Combined with the geological record, this reanalysis suggests that eukaryotes arose earlier than previously supposed, possibly as long as 2.7 billion years ago.
The concept of horizontal gene transfer has clearly moved from a quirk seen in certain organisms to a driving force in evolution. All three domains have genetic material clearly derived from other domains.
The human genome contains genes from both archaeans and bacteria, and the genome of one organism thought to be primitive, Thermotoga maritima, was found to be one-quarter borrowed from other organisms.
Woese’s original tree clearly needed to be rethought after the Termotoga results were published. "Carl Woese then decided that with this amount of horizontal transfer, he had to now justify what is a domain," Hartman says. "He set out to look for proteins that were unique to the Archaea, and that was what gave me the idea to look for unique proteins in the eukaryotes. (For Woese’s latest theory, suggesting that horizontal gene transfer is even more important than previously thought, see "On the Evolution of Cells," published electronically by PNAS on June 17, 2001.)
Lipps emphasizes that molecular phylogeny remains a work in progress. "I think the molecular phylogenies need to be adjusted, since they give us a single topology based on a single molecule or part of a molecule.

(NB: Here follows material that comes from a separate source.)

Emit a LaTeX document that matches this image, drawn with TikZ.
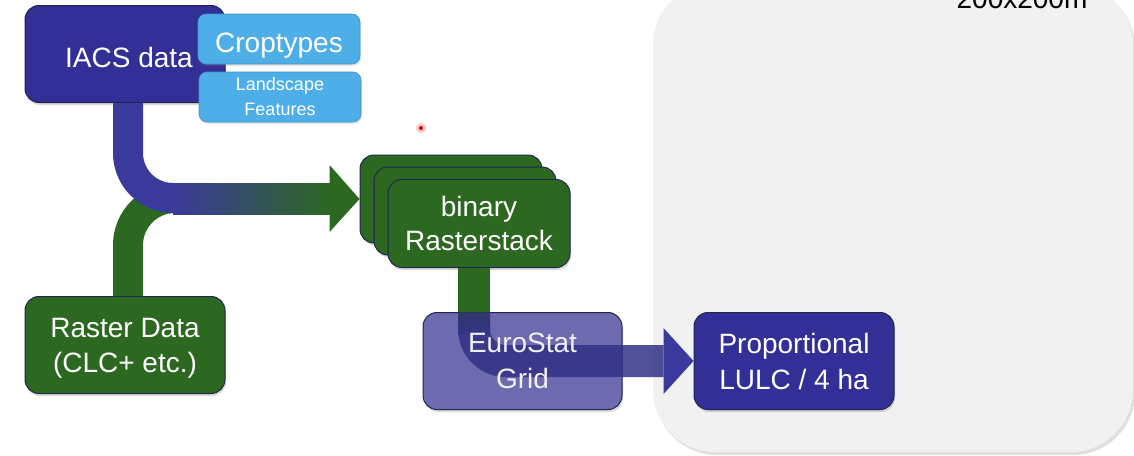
\documentclass[tikz,border=0pt]{standalone}
\usepackage{fontspec}
\setmainfont{Liberation Sans}
\usetikzlibrary{shadows,calc}
\definecolor{iblue}{HTML}{322F96}
\definecolor{lblue}{HTML}{4EAEE8}
\definecolor{rgreen}{HTML}{2C6820}
\definecolor{epurple}{HTML}{6E6AAF}
\definecolor{bandblue}{HTML}{3A3A9C}
\definecolor{edgecol}{HTML}{1F2650}
\definecolor{panelgray}{HTML}{F1F1F1}
\tikzset{
  bigfont/.style={font=\fontsize{28}{35}\selectfont},
  box/.style={rectangle, rounded corners=14pt, inner sep=0pt, draw=edgecol, line width=1pt,
    text=white, align=center, bigfont,
    drop shadow={shadow xshift=1pt, shadow yshift=-2.5pt, opacity=.3}},
  bigbox/.style={box, minimum width=200pt, minimum height=97pt},
  stackbox/.style={box, fill=rgreen, minimum width=182pt, minimum height=88pt},
  tagbox/.style={rectangle, rounded corners=8pt, inner sep=0pt, fill=lblue, draw=lblue!85!black,
    line width=.6pt, text=white, align=center, minimum width=162pt, minimum height=50pt,
    drop shadow={shadow xshift=1pt, shadow yshift=-2pt, opacity=.2}},
  band/.style={line width=30pt},
}
\begin{document}
\begin{tikzpicture}[x=1pt,y=-1pt]
\useasboundingbox (0,0) rectangle (1134,455);
% grey panel
\node[rectangle, rounded corners=62pt, fill=panelgray, minimum width=480pt, minimum height=469pt,
  inner sep=0pt, drop shadow={shadow xshift=2pt, shadow yshift=-3pt, opacity=.25}] (panel) at (893,217.5) {};
\node[anchor=base, bigfont, inner sep=0pt] (scale) at (1022,9) {200x200m};
% pointer dot
\node[circle, fill=red!50, opacity=.45, minimum size=10pt, inner sep=0pt] (dot) at (421,128) {};
\fill[red!85!black] (dot) circle (2pt);
% boxes
\node[bigbox, fill=iblue, text height=26pt, text depth=0pt] (iacs) at (125,54) {\hspace*{8pt}IACS data};
\node[tagbox, font=\fontsize{28}{35}\selectfont, text height=32pt, text depth=6pt] (crop) at (279,39) {Croptypes};
\node[tagbox, font=\fontsize{18}{25}\selectfont] (land) at (280,97) {Landscape\\Features};
\node[bigbox, fill=rgreen, text depth=0pt] (raster) at (125,345) {Raster Data\\(CLC+ etc.)};
\node[stackbox] (stack1) at (451,199) {};
\node[stackbox] (stack2) at (465,211) {};
\node[stackbox, font=\fontsize{28}{34}\selectfont] (stack3) at (479,223.5) {binary\\Rasterstack};
\node[bigbox, fill=iblue, font=\fontsize{28}{36}\selectfont] (prop) at (794,361) {Proportional\\LULC / 4 ha};
% connector from IACS and raster data into the stack
\coordinate (b1) at ($(iacs.south)+(3,0)$);
\coordinate (j1) at (250,198);
\coordinate (j2) at (200,198);
\coordinate (h1) at ($(stack1.west)+(-30,0)$);
\draw[band, rgreen, rounded corners=47pt] ($(raster.north)+(3,0)$) |- (j1);
\draw[band, bandblue, rounded corners=45pt] (b1) |- (j2);
\shade[left color=bandblue, right color=rgreen] (173,183) rectangle ($(h1)+(1,15)$);
\fill[rgreen] ($(h1)+(0,-34)$) -- (stack1.west) -- ($(h1)+(0,33)$) -- cycle;
% connector from stack through grid to proportional
\coordinate (b2) at ($(stack3.south)+(-5,0)$);
\coordinate (h2) at ($(prop.west)+(-30,0)$);
\draw[line width=32pt, rgreen] (b2) -- (b2 |- 0,314);
\node[bigbox, fill=epurple, minimum width=199pt] (euro) at (522.5,361) {};
\draw[line width=32pt, bandblue!85!black, opacity=.85, rounded corners=32pt] (b2 |- euro.north) |- (h2);
\shade[top color=rgreen!45!bandblue!70!black, bottom color=bandblue!85!black, opacity=.5]
  ($(b2 |- euro.north)+(-16,0)$) rectangle ($(b2 |- euro.north)+(16,22)$);
\fill[bandblue] ($(h2)+(0,-33)$) -- (prop.west) -- ($(h2)+(0,33)$) -- cycle;
\node[font=\fontsize{28}{36}\selectfont, text=white!94!black, align=center] (eurotext) at (euro) {EuroStat\\Grid};
\end{tikzpicture}
\end{document}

People are trying to do this with more comprehensive trees [combining molecular data] with morphology and with the stratigraphy that we know about. So there’s a lot more to do, and all of this has got to be considered extremely tentative. Everything that’s been proposed, in my mind, is a working hypothesis, which is fine, that’s the way science proceeds. I think it’s an exciting time in this evolutionary biology business because of the convergence of paleontology, molecules and traditional sorts of biological approaches."